The buyers -- enterprise software provider Symphony Technology II-A and investment capital firm Tennenbaum Capital Partners -- will begin a tender offer by July 14 of $3.30 a share for IRI, or $98.4 million, a 10.7% premium to Friday's closing price of $2.98. IRI shareholders also will be entitled to a pro-rated portion of a 60% pool of any future settlement or judgment in IRI's pending antitrust lawsuit against VNU's ACNielsen Corp.
Symphony and Tennenbaum also have
$350 million lawsuit
IRI is seeking more than $350 million, subject to possible trebling, from ACNielsen and its former owners, Dun & Bradstreet Corp. and IMS. The lawsuit, filed in 1996, is set for trial Sept. 20, 2004. IRI's share price has nearly doubled since a trial date in the case was set in May.

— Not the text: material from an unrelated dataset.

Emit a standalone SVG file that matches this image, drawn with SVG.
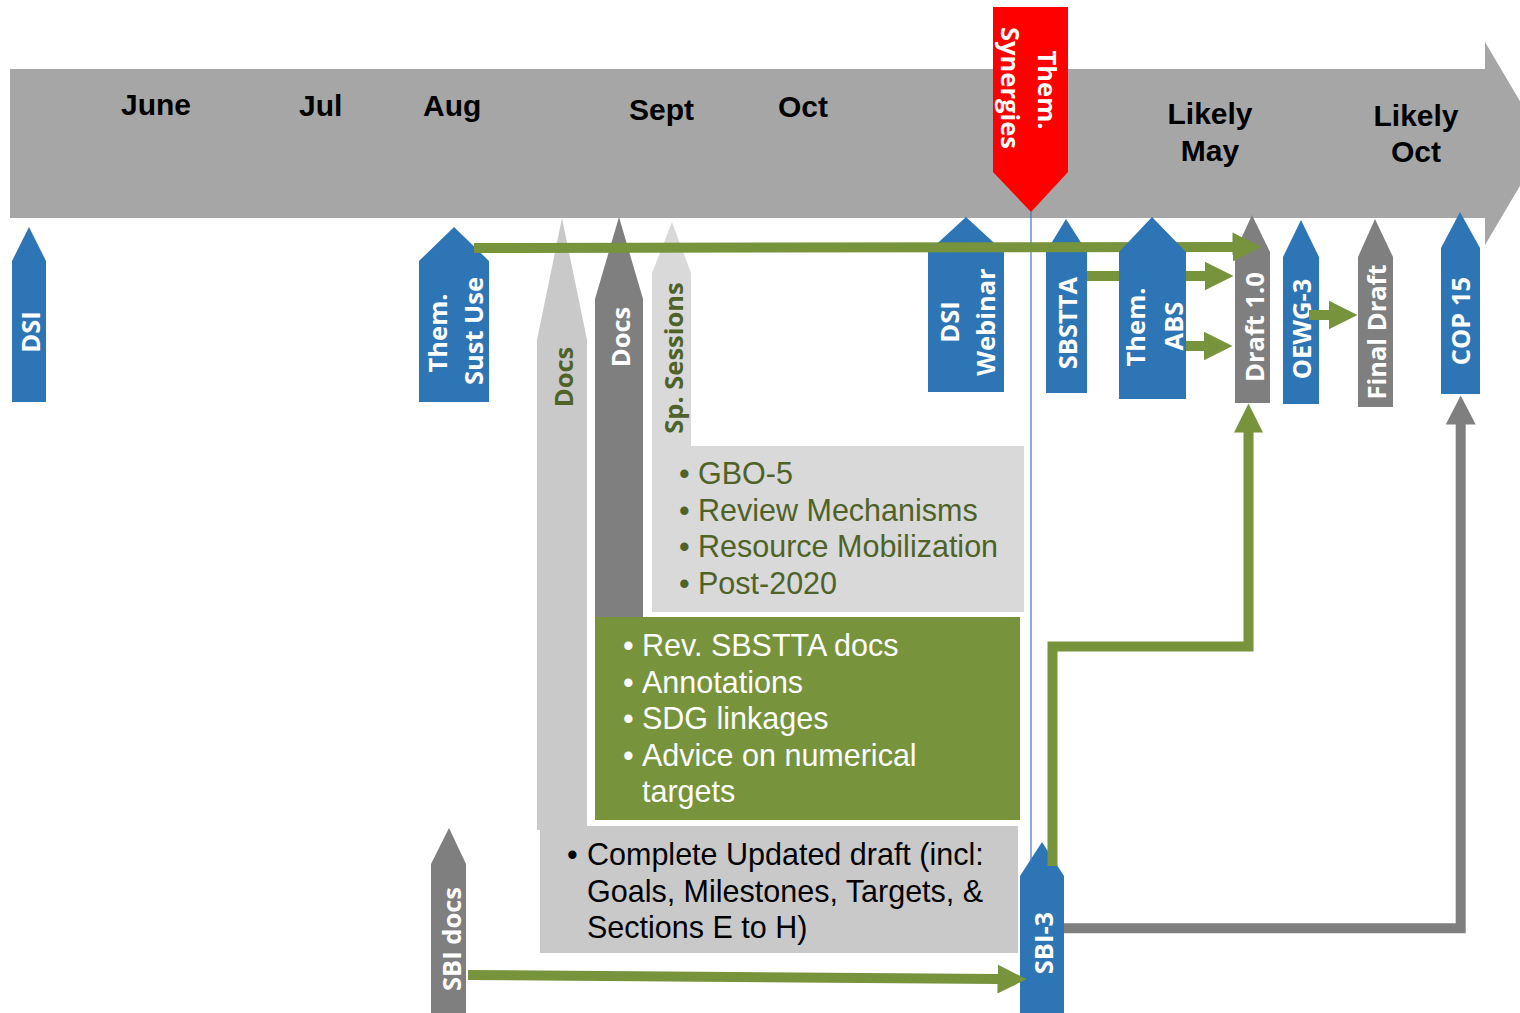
<svg xmlns="http://www.w3.org/2000/svg" width="1520" height="1013" viewBox="0 0 1520 1013">
<style>
.blue{fill:#2E75B6}
.dgray{fill:#7F7F7F}
.lgray{fill:#C9C9C9}
.xgray{fill:#D9D9D9}
.green{fill:#77933C}
.mon{font-family:"Liberation Sans",Arial,sans-serif;font-weight:bold;font-size:30px;fill:#000}
.vl{font-family:"Open Sans","Noto Sans",sans-serif;font-weight:bold;font-size:25.5px;fill:#fff;text-anchor:middle}
.vg{fill:#4F6228}
.bt{font-family:"Liberation Sans",Arial,sans-serif;font-size:30.5px}
.cg{fill:none;stroke:#77933C;stroke-width:10;stroke-linejoin:miter}
.cgr{fill:none;stroke:#7F7F7F;stroke-width:10;stroke-linejoin:miter}
</style>
<defs>
<marker id="ahg" markerUnits="userSpaceOnUse" markerWidth="29" markerHeight="29" viewBox="0 0 29 29" refX="0.5" refY="14.5" orient="auto"><path d="M0,0 L29,14.5 L0,29 Z" fill="#77933C"/></marker>
<marker id="ahd" markerUnits="userSpaceOnUse" markerWidth="30" markerHeight="30" viewBox="0 0 29 30" refX="0.5" refY="15" orient="auto"><path d="M0,0 L29,15 L0,30 Z" fill="#7F7F7F"/></marker>
</defs>
<rect width="1520" height="1013" fill="#fff"/>

<g id="timeline">
<path d="M10,69 H1485 V42 L1545,143.5 L1485,245 V218 H10 Z" fill="#A6A6A6"/>
<text class="mon" x="121" y="115">June</text>
<text class="mon" x="299" y="116">Jul</text>
<text class="mon" x="423" y="116">Aug</text>
<text class="mon" x="629" y="120">Sept</text>
<text class="mon" x="778" y="117">Oct</text>
<text class="mon" text-anchor="middle" x="1210" y="124">Likely</text>
<text class="mon" text-anchor="middle" x="1210" y="161">May</text>
<text class="mon" text-anchor="middle" x="1416" y="126">Likely</text>
<text class="mon" text-anchor="middle" x="1416" y="162">Oct</text>
</g>

<g id="docs-light">
<path class="lgray" d="M537,340 L562,218 L587,340 V830 H537 Z"/>
<text class="vl vg" transform="translate(573,377) rotate(-90)">Docs</text>
</g>
<g id="complete-box">
<rect class="lgray" x="540" y="826" width="478" height="127"/>
<text class="bt" fill="#000" y="865"><tspan x="567">•</tspan><tspan x="587">Complete Updated draft (incl:</tspan></text>
<text class="bt" fill="#000" x="587" y="901.5">Goals, Milestones, Targets, &amp;</text>
<text class="bt" fill="#000" x="587" y="937.5">Sections E to H)</text>
</g>
<g id="docs-dark">
<path class="dgray" d="M595,299 L619,217 L643,299 V617 H595 Z"/>
<text class="vl" transform="translate(630,337) rotate(-90)">Docs</text>
</g>
<g id="sp-sessions">
<path class="xgray" d="M652,273 L672,222 L691,273 V446 H1024 V612 H652 Z"/>
<text class="vl vg" transform="translate(683,358) rotate(-90)">Sp. Sessions</text>
<g class="bt vg">
<text y="484"><tspan x="679">•</tspan><tspan x="698">GBO-5</tspan></text>
<text y="520.7"><tspan x="679">•</tspan><tspan x="698">Review Mechanisms</tspan></text>
<text y="557.3"><tspan x="679">•</tspan><tspan x="698">Resource Mobilization</tspan></text>
<text y="594"><tspan x="679">•</tspan><tspan x="698">Post-2020</tspan></text>
</g>
</g>
<g id="sbsstta-box">
<rect class="green" x="595" y="617" width="425" height="203"/>
<g class="bt" fill="#fff">
<text y="656"><tspan x="623">•</tspan><tspan x="642">Rev. SBSTTA docs</tspan></text>
<text y="692.5"><tspan x="623">•</tspan><tspan x="642">Annotations</tspan></text>
<text y="729"><tspan x="623">•</tspan><tspan x="642">SDG linkages</tspan></text>
<text y="765.5"><tspan x="623">•</tspan><tspan x="642">Advice on numerical</tspan></text>
<text x="642" y="802">targets</text>
</g>
</g>

<g id="dsi">
<path class="blue" d="M12,261 L29,227 L46,261 V402 H12 Z"/>
<text class="vl" transform="translate(39.5,332) rotate(-90)">DSI</text>
</g>
<g id="them-sust-use">
<path class="blue" d="M419,261 L454,227 L489,261 V402 H419 Z"/>
<text class="vl" transform="translate(447,333) rotate(-90)">Them.</text>
<text class="vl" transform="translate(483,331) rotate(-90)">Sust Use</text>
</g>
<g id="dsi-webinar">
<path class="blue" d="M928,252 L966,217 L1004,252 V392 H928 Z"/>
<text class="vl" transform="translate(959,322) rotate(-90)">DSI</text>
<text class="vl" transform="translate(995,322) rotate(-90)">Webinar</text>
</g>
<g id="them-synergies">
<path d="M993,7 H1068 V172 L1031,212 L993,172 Z" fill="#FF0000"/>
<text class="vl" transform="translate(1038,90) rotate(90)">Them.</text>
<text class="vl" transform="translate(1001,88) rotate(90)">Synergies</text>
</g>
<g id="sbstta">
<path class="blue" d="M1046,252 L1066,219 L1087,252 V393 H1046 Z"/>
<text class="vl" transform="translate(1077,323) rotate(-90)">SBSTTA</text>
</g>
<g id="draft-1">
<path class="dgray" d="M1235,252 L1252,215 L1270,252 V403 H1235 Z"/>
<text class="vl" transform="translate(1264,327) rotate(-90)">Draft 1.0</text>
</g>
<g id="oewg-3">
<path class="blue" d="M1283,257 L1301,220 L1319,257 V404 H1283 Z"/>
<text class="vl" transform="translate(1311,329) rotate(-90)">OEWG-3</text>
</g>
<g id="final-draft">
<path class="dgray" d="M1358,257 L1375,219 L1393,257 V407 H1358 Z"/>
<text class="vl" transform="translate(1386,332) rotate(-90)">Final Draft</text>
</g>
<g id="cop-15">
<path class="blue" d="M1441,248 L1460,212 L1480,248 V394 H1441 Z"/>
<text class="vl" transform="translate(1470,321) rotate(-90)">COP 15</text>
</g>
<g id="sbi-docs">
<path class="dgray" d="M431,864 L449,828 L466,864 V1013 H431 Z"/>
<text class="vl" transform="translate(461,939) rotate(-90)">SBI docs</text>
</g>
<g id="sbi-3">
<path class="blue" d="M1020,876 L1042,842 L1064,876 V1013 H1020 Z"/>
<text class="vl" transform="translate(1053,943) rotate(-90)">SBI-3</text>
</g>

<g id="connectors">
<path d="M1031,212 V862" fill="none" stroke="#4472C4" stroke-width="1.2"/>
<path class="cg" d="M474,248 L1233,247" marker-end="url(#ahg)"/>
<path class="cg" d="M1087,276 H1205" marker-end="url(#ahg)"/>
<path class="cg" d="M1186,346 H1204" marker-end="url(#ahg)"/>
<path class="cg" d="M1309,315 H1329" marker-end="url(#ahg)"/>
<path class="cg" d="M1052.5,866 V646.5 H1248.5 V432" marker-end="url(#ahg)"/>
<path class="cgr" d="M1064,928.3 H1460.7 V424" marker-end="url(#ahd)"/>
<path class="cg" d="M468,975 L998,979" marker-end="url(#ahg)"/>
</g>

<g id="them-abs">
<path class="blue" d="M1119,252 L1152,217 L1186,252 V399 H1119 Z"/>
<text class="vl" transform="translate(1145,327) rotate(-90)">Them.</text>
<text class="vl" transform="translate(1183,326) rotate(-90)">ABS</text>
</g>
</svg>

IRI announced in February it had retained William Blair & Co., Chicago, to explore strategic options following the announcement in December that Procter & Gamble Co., the market research firm's biggest client, is moving its U.S. retail sales tracking business to ACNielsen effective July 1.
IRI lost nearly two-thirds of its stock value after that announcement, bottoming out at $1.02 in March. But the acquisition comes in well below the stock's 52-week high of $9.08 set last July 1.
A hedge fund controlled by Chapman Capital in February announced it had obtained more than 5% of IRI shares, whose managing partner Robert L. Chapman called on IRI's board to either sell the company or fire Chairman-CEO Joseph Durrett. Mr. Chapman later reduced his fund's holdings below 5% after IRI announced it had retained William Blair.
"Symphony and Tennenbaum have considerable financial resources, strategic and operational capabilities, and technical expertise," Mr. Durrett said in a prepared statement.
"This transaction has the potential to change the competitive dynamics of this industry," Michael E. Tennenbaum, managing general partner of Tennenbaum Capital Partners said in the statement, adding that he's looking to do more such deals in conjunction with Symphony.